If nothing else, my two years in this job have proven I wilt, not thrive in the school environment. I feel I have not been myself here, have fired on only half my cylinders. Some of that can be blamed on other factors, sure, but I know now that I am more motivated and effective in a community role, but even there I am frustrated by bureaucracy and envious of those private enterprise folk.
As Crawford writes, “good job requires a field of action where you can out your best capacities to work and see an effect on the world”
Still. So quiet my ears ache. After a year living in China, where it’s always construction time, and where any time of day or night you look out the window you will see people, and a month travelling from one side of the world to the other…it’s unnerving to be sitting in silence. My ears ache.

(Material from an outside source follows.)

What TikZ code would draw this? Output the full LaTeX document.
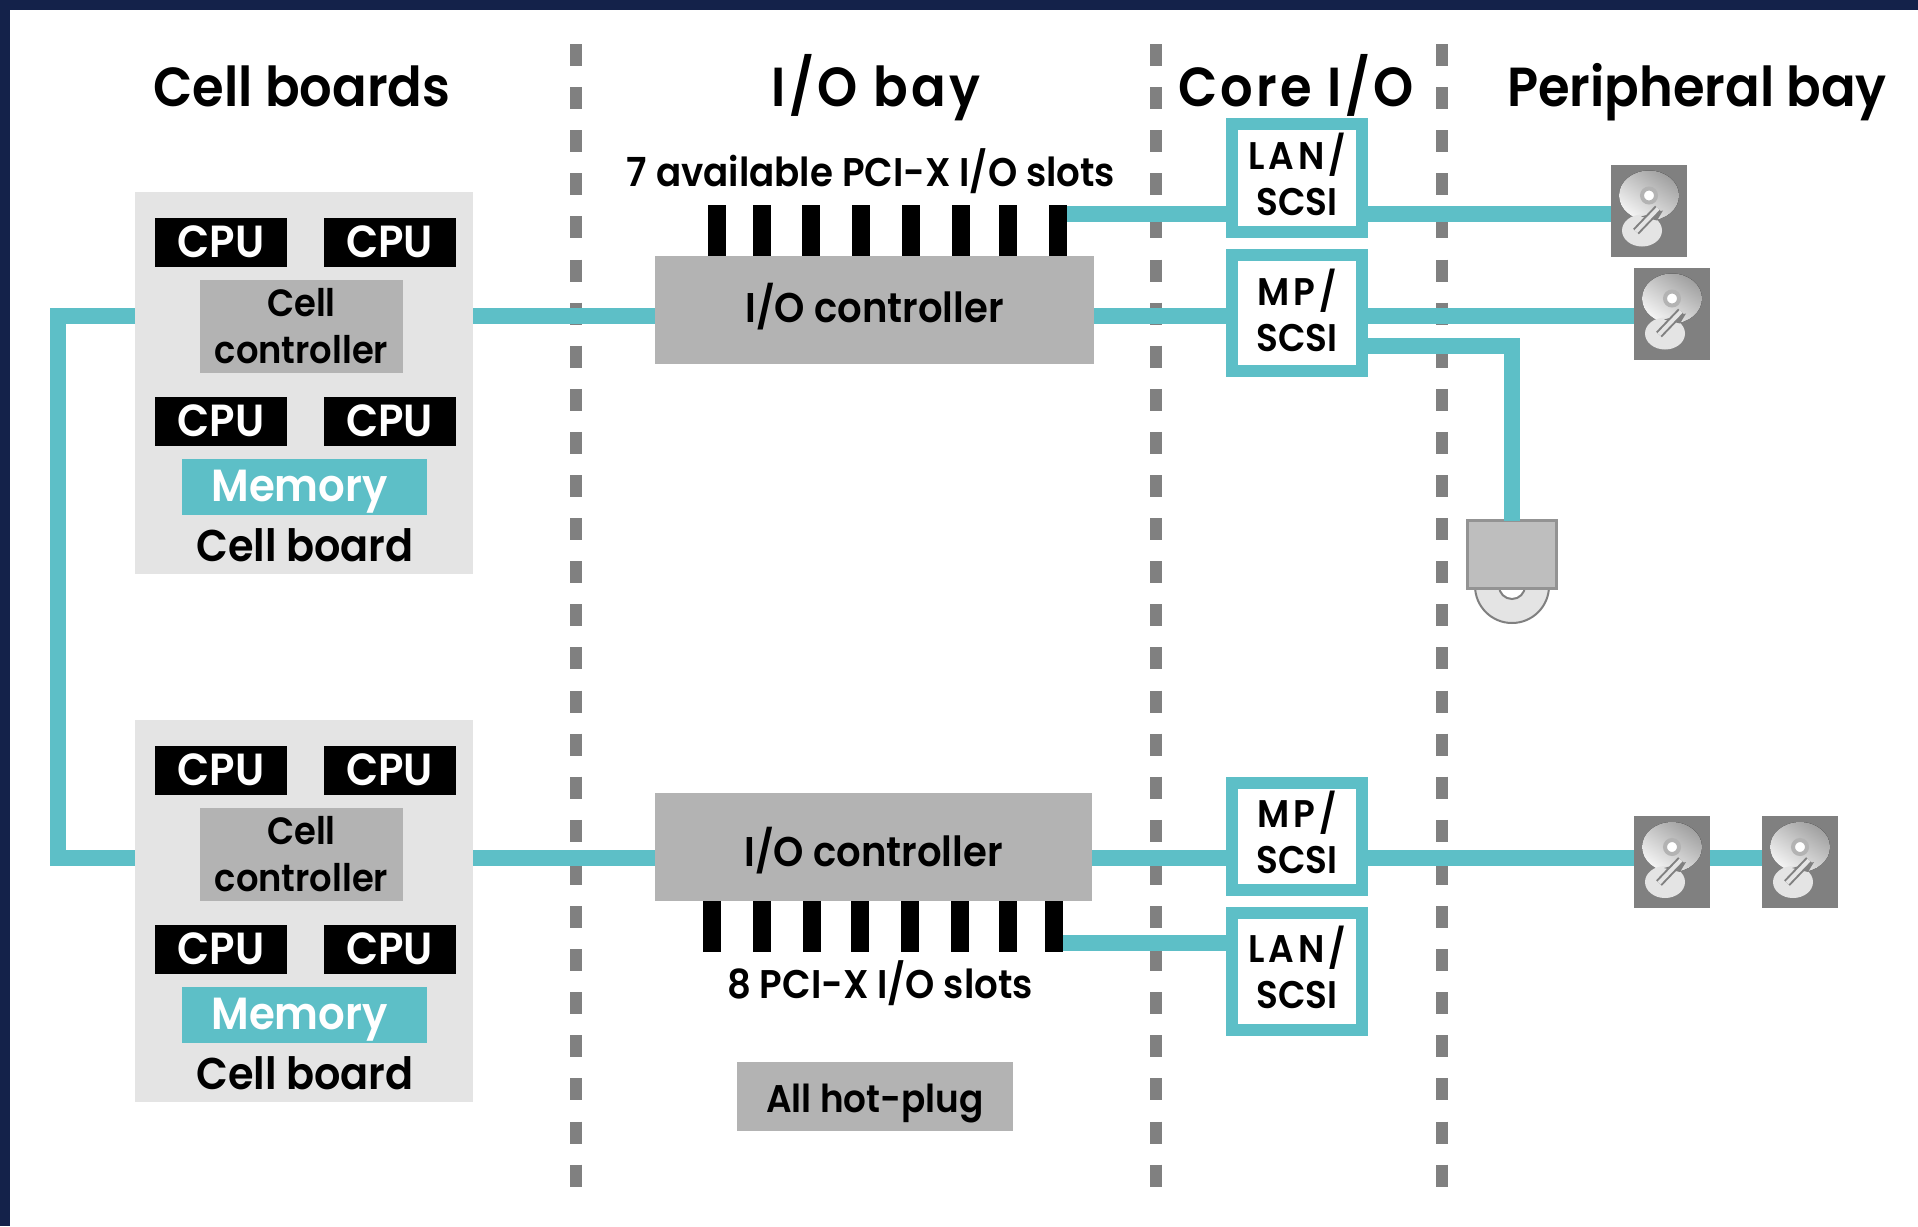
\documentclass[tikz,border=0pt]{standalone}
\usepackage{fontspec}
\setmainfont{Poppins}[UprightFont=* SemiBold,FakeStretch=0.93]
\usepackage{tikz}
\usetikzlibrary{calc}
\definecolor{navy}{HTML}{14224A}
\definecolor{teal1}{HTML}{5DBFC7}
\definecolor{board}{HTML}{E4E4E4}
\definecolor{ctrl}{HTML}{B3B3B3}
\definecolor{sep}{HTML}{808080}
\newcommand\shiftup[2]{\raisebox{#1}[\height][\depth]{#2}}
\newcommand\stackup[3]{\shiftup{#1}{\begin{tabular}{@{}c@{}}{\addfontfeature{LetterSpace=10}#2}\\#3\end{tabular}}}

\begin{document}
\begin{tikzpicture}[x=1pt,y=-1pt,
	every node/.style={inner sep=0pt,outer sep=0pt,align=center},
	head/.style={font=\fontsize{55}{60}\selectfont,anchor=base},
	headwide/.style={font=\fontsize{55}{60}\selectfont\addfontfeature{LetterSpace=6},anchor=base},
	lab/.style={font=\fontsize{40}{46}\selectfont},
	boardbox/.style={fill=board,minimum width=338pt,minimum height=382pt},
	cpu/.style={fill=black,text=white,minimum width=132pt,minimum height=49pt,font=\fontsize{45}{46}\selectfont},
	cellctl/.style={font=\fontsize{38}{47}\selectfont,fill=ctrl,minimum width=203pt,minimum height=93pt},
	mem/.style={fill=teal1,text=white,minimum width=245pt,minimum height=56pt,font=\fontsize{45}{46}\selectfont},
	ioctl/.style={font=\fontsize{41.5}{46}\selectfont,fill=ctrl,minimum height=108pt},
	slot/.style={fill=black,minimum width=18pt,minimum height=51pt},
	corebox/.style={font=\fontsize{38.5}{46}\selectfont,draw=teal1,fill=white,line width=12pt,minimum width=130pt},
	diskbox/.style={fill=sep,minimum width=76pt,minimum height=92pt},
	link/.style={draw=teal1,line width=16pt},
	septor/.style={draw=sep,line width=12pt,dash pattern=on 22pt off 21.1pt},
	disk/.pic={
		\fill[top color=sep!75!white,bottom color=white!92!sep,shading angle=-35] (0,-15) ellipse (30 and 25);
		\fill[board] (-7,20) ellipse (20 and 16);
		\fill[sep] (-8,6) -- (14,0) -- (8,10) -- cycle;
		\draw[sep,line width=8pt] (-13,21) -- (9,-2);
		\draw[board,line width=4pt] (-13,21) -- (9,-2);
		\fill[white,draw=ctrl,line width=4pt] (0,-15) circle (7);
	}]
\fill[navy] (0,0) rectangle (1918,1226);
\fill[white] (10,10) rectangle (1918,1226);
\useasboundingbox (0,0) rectangle (1918,1226);

% separators
\draw[septor] (576,44) -- (576,1188);
\draw[septor] (1156,44) -- (1156,1188);
\draw[septor] (1442,44) -- (1442,1188);

\node[head] (h1) at (302,106) {Cell boards};
\node[headwide] (h2) at (876,106) {I/O bay};
\node[headwide] (h3) at (1296,106) {Core I/O};
\node[head] (h4) at (1697,106) {Peripheral bay};

% cell boards
\foreach \n/\dy in {1/0,2/528}{
	\node[boardbox] (bd\n) at (304,383+\dy) {};
	\node[cpu] (cpu\n a) at (221,242+\dy) {CPU};
	\node[cpu] (cpu\n b) at (389.5,242+\dy) {CPU};
	\node[cellctl] (cc\n) at (301.5,326.5+\dy) {Cell\\controller};
	\node[cpu] (cpu\n c) at (221,421+\dy) {CPU};
	\node[cpu] (cpu\n d) at (389.5,421+\dy) {CPU};
	\node[mem] (mem\n) at (304.5,487+\dy) {\shiftup{-5pt}{Memory}\hspace{10pt}};
	\node[font=\fontsize{44.5}{46}\selectfont,anchor=base] (cb\n) at (305,561+\dy) {Cell board};
}

% I/O bay
\node[ioctl,minimum width=439pt] (io1) at (874.5,309.5) {\shiftup{2.5pt}{I/O controller}};
\node[ioctl,minimum width=437pt] (io2) at (873.5,847) {\shiftup{-4pt}{I/O controller}};
\foreach \i/\x in {1/717,2/762,3/811,4/861,5/910.5,6/960.5,7/1008,8/1058}
	\node[slot] (sa\i) at (\x,230.5) {};
\foreach \i/\x in {1/712,2/762,3/812,4/859.5,5/910,6/960,7/1007.5,8/1054}
	\node[slot] (sb\i) at (\x,926.5) {};
\node[lab,anchor=base] (sl1) at (871,186) {7 available PCI-X I/O slots};
\node[lab,anchor=base] (sl2) at (880,998) {8 PCI-X I/O slots};
\node[font=\fontsize{38.5}{46}\selectfont,fill=ctrl,minimum width=276pt,minimum height=69pt] (hot) at (875,1096.5) {\shiftup{-7pt}{All hot-plug}};

% core I/O
\node[corebox,minimum height=108pt] (lan1) at (1297,178) {\stackup{-3pt}{LAN/}{SCSI}};
\node[corebox,minimum height=116pt] (mp1) at (1297,313) {\stackup{-4.5pt}{MP/}{SCSI}};
\node[corebox,minimum height=107pt] (mp2) at (1297,836.5) {\stackup{-2.5pt}{MP/}{SCSI}};
\node[corebox,minimum height=117pt] (lan2) at (1297,971.5) {\stackup{-2.5pt}{LAN/}{SCSI}};

% peripheral bay
\node[diskbox] (d1) at (1649,210.5) {};
\node[diskbox] (d2) at (1672,313.5) {};
\node[diskbox] (d3) at (1672,862) {};
\node[diskbox] (d4) at (1800,862) {};
\foreach \d in {d1,d2,d3,d4}
	\path (\d) pic {disk};
\fill[board,draw=sep,line width=2pt] (1512,586) circle (37);
\fill[white,draw=sep,line width=2pt] (1512,586) circle (13);
\node[fill=ctrl!85!white,draw=sep!85!white,line width=3pt,minimum width=89pt,minimum height=68pt] (opt) at (1512,554.5) {};

\coordinate (yb1) at (0,316);
\coordinate (yb2) at (0,858);
\coordinate (yl1) at (0,214);
\coordinate (yl2) at (0,943);
\coordinate (ym1) at (0,346);
\coordinate (xl) at (58,0);
\path[link]
(bd1.east |- yb1) edge (io1.west |- yb1)
(bd2.east |- yb2) edge (io2.west |- yb2)
(io1.east |- yb1) edge (mp1.west |- yb1)
(io2.east |- yb2) edge (mp2.west |- yb2)
(sa8.east |- yl1) edge (lan1.west |- yl1)
(sb8.east |- yl2) edge (lan2.west |- yl2)
(lan1.east |- yl1) edge (d1.west |- yl1)
(mp1.east |- yb1) edge (d2.west |- yb1)
(mp2.east |- yb2) edge (d3.west |- yb2)
(d3.east |- yb2) edge (d4.west |- yb2)
;
\draw[link] (mp1.east |- ym1) -| (opt.north);
\draw[link] (bd1.west |- yb1) -| (xl |- yb2) -- (bd2.west |- yb2);
\end{tikzpicture}
\end{document}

Perhaps I am getting old, or perhaps it’s just Skye (which seems to lend itself to cliches), but I feel the stillness allowing everything to catch up with me in the swirl and eddy.
Soooo, that went well! Just too many things going on that are work related and making me angry…so I don’t trust myself to blog, considering They found my blog a while back and provably flagged it. Am thinking of a #blog365 idea though. On July 13th it will be 23 years since we lost my dad. Well, we didn’t actually lose him. We buried him, and the world turned inside out. He was only 35. We almost shared a birthday (2 days apart), so for me, and probably the rest of my family, it is a little eerie to think that next year, on July 13th, I will be almost exactly the same age he was when we lost him. So lately I’ve been thinking a lot about what I’d do if I knew I had only 1 more year to live. Would I stay in a job which pays well but bores me? Once I was considered a leader and now I am now lucky if managers or other staff even remember I work here – if this was my last year, would I stay? Would I care about the expat fishbowl or what the bitchy self-serving colleague says behind my back to get ahead? Would I stay in a country that horrifies me with their consumption and lack of care for fellow humans?